Likening their rapid uptake of renewables as being like a living laboratory, Akiba says Hawaii is leading the world for rooftop solar installations.

“One in three homes have rooftop solar in Hawaii. Honolulu has the highest penetration of solar of any city in the US per capita, and the little island of Kauai is already at 50 per cent renewables with just solar, biomass and some pumped hydro storage.”

“They are an interesting case proving you can do utility scale with solar and storage. You can have a firm, fully dispatchable peaker plant with solar and storage. And it doesn’t have to just be batteries. On Kauai they are looking at doing solar paired with pumped hydro because they have the elevations and it’s so wet there… it’s the wettest spot on earth.”

She says that “energy storage is a game-changer” and points to California’s 2014 mandate to deliver 1.3 GW of energy storage by 2020 as key moment that started bringing down costs. The rollout of storage is being led by the states in some places and industry in others, with a range of different technologies being adopted.

“Take for example a place where it’s not being mandated by the state, Arizona. Very high solar penetration, great resources… Tucson Electric did a fully dispatchable peaker plant with solar and battery storage. They had an independent power producer come in with a power purchase agreement at three cents per kilowatt hour. You can’t beat that.”

Lorraine Akiba at ARENA's Insights forum
Lorraine Akiba at ARENA’s Insights forum.

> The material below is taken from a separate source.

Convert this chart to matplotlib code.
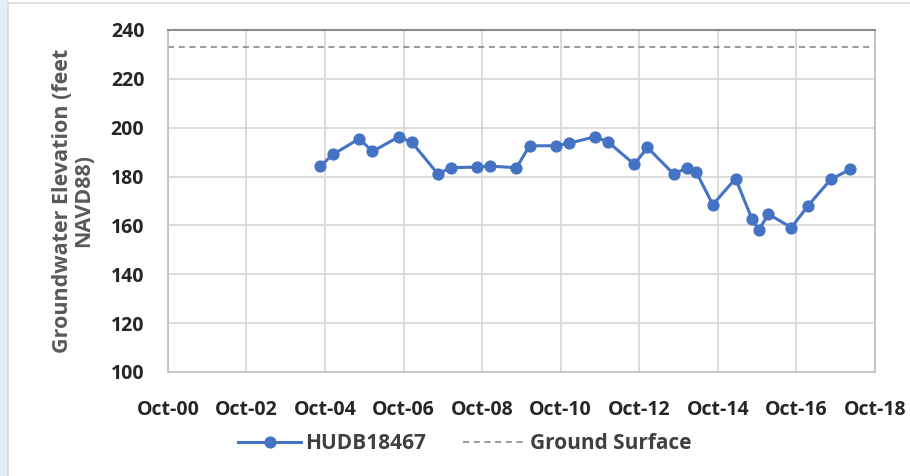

Considering how the findings from the Hawaiian ‘laboratory’ could apply to Australia, Akiba, says Hawaii’s population of just 1.4 million people spread out over a number of islands raises the degree of difficulty, and that Australia’s higher population and interconnected states will aid our shift to renewables.

“You can do it. You have actually more opportunity because of your larger population.”

She highlights the scale of the challenge faced balancing generation and load on each across six small islands.

“Everything has to balance on that little island and there’s only so much load. You’re a bigger island and you have states that you can balance and utilise excess renewables… you have the component pieces to take the next major steps to achieve a highly renewable grid and maybe even 100 per cent renewable grid. I think we should aim high.”

“You have the same toolkit we do – lots of abundant natural resources that can help you. Solar, wind, geothermal, hydro – you have elevations so could do pumped hydro, you could do some biomass. You have all the pieces in the toolkit and understanding of energy efficiency and demand response.”

Throughout her high-paced Australian speaking tour, Akiba ended her presentation with an image of a double-hulled canoe which has powerful symbolism for Hawaii’s renewable energy journey as being bright.

“Polynesian wayfarers on challenging seas and facing adversity, but they navigated by the stars. As long as you keep true to your north star and remember where you want to go, despite the challenges, you will get there.”